Electronic – Impact of PCB revisions on its embedded software

embeddedpcbpcb-assemblypcb-design

Over the past couple of years we have done some minor revisions to our PCB, including

  • Different component selection (resistors / caps / …) based on availability / price (while still taking into account their original characteristics)
  • Components layout on the PCB
  • Trace widths / lenghts (as a result of the layout)

What we've often found is that although these changes shouldn't really impact the embedded software, we still needed to tweak our software after each of those revisions.

Some hardware revisions brought instability with them that only showed up after days / weeks / months (ex: the inability to power toggle a certain component on the board)

We needed to tweak high/low sequences, serial line timeouts

The big poblem is that these issue don't show up immediately, but sometimes take weeks/months before they start popping up, making it difficult to perform corrective action (especially if one of the issues is the failure to power toggle the modem needed to perform a firmware update).

Are there any guidelines / best practices to eliminate that risk ? (some kind of stress testing procedure / things we need to take into account while doing such revisions ?

Best Answer

The "best practice" here is called regression testing. Simply put, you want to have a batch of tests which

  • cover the core functionality of all components of your system
  • can be executed with minimum human intervention

The second requirement is important if you want to catch intermittent issues which surface only after some time. If the test is manual, you will be able to run it a couple of times.
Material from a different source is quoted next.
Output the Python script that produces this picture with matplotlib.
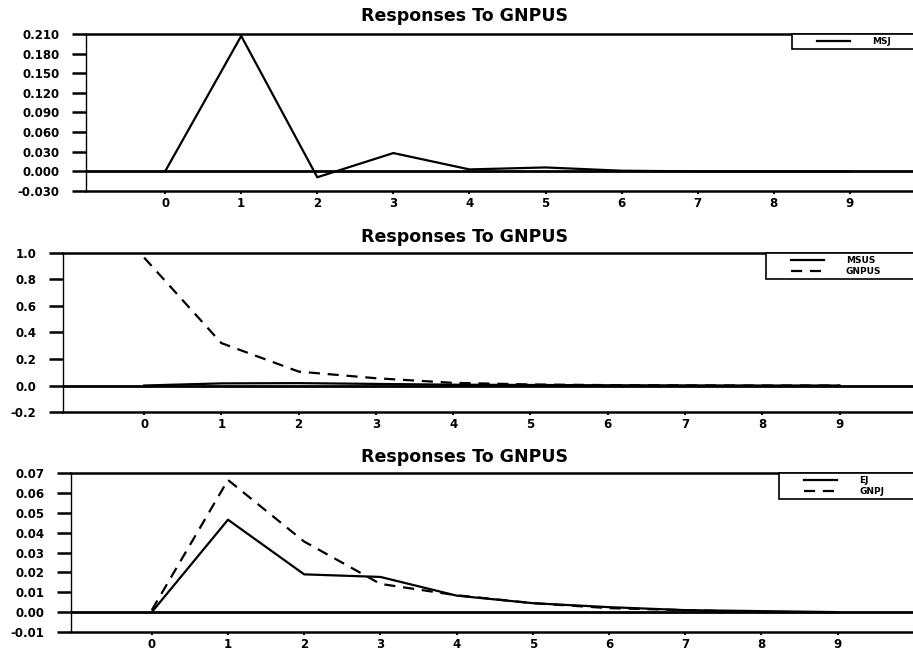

If the test is highly automated, you can run it repeatedly for a couple of days 24/7, spotting irregular events which don't happen every time (like power toggle failures).

It's also usually a good idea to include a stress test which uses the maximum CPU time / Memory space / communication bandwidth / electrical power.

Finally, if testing is a problem for your team, consider designing a system with higher tolerances. Include a power supply which is able to provide 50-100% extra power. If you have an MCU, make sure your stack is never used by more than 50% of its capacity and the CPU is idle at least 50% of the time. This won't eliminate the risk of course, but will reduce it significantly.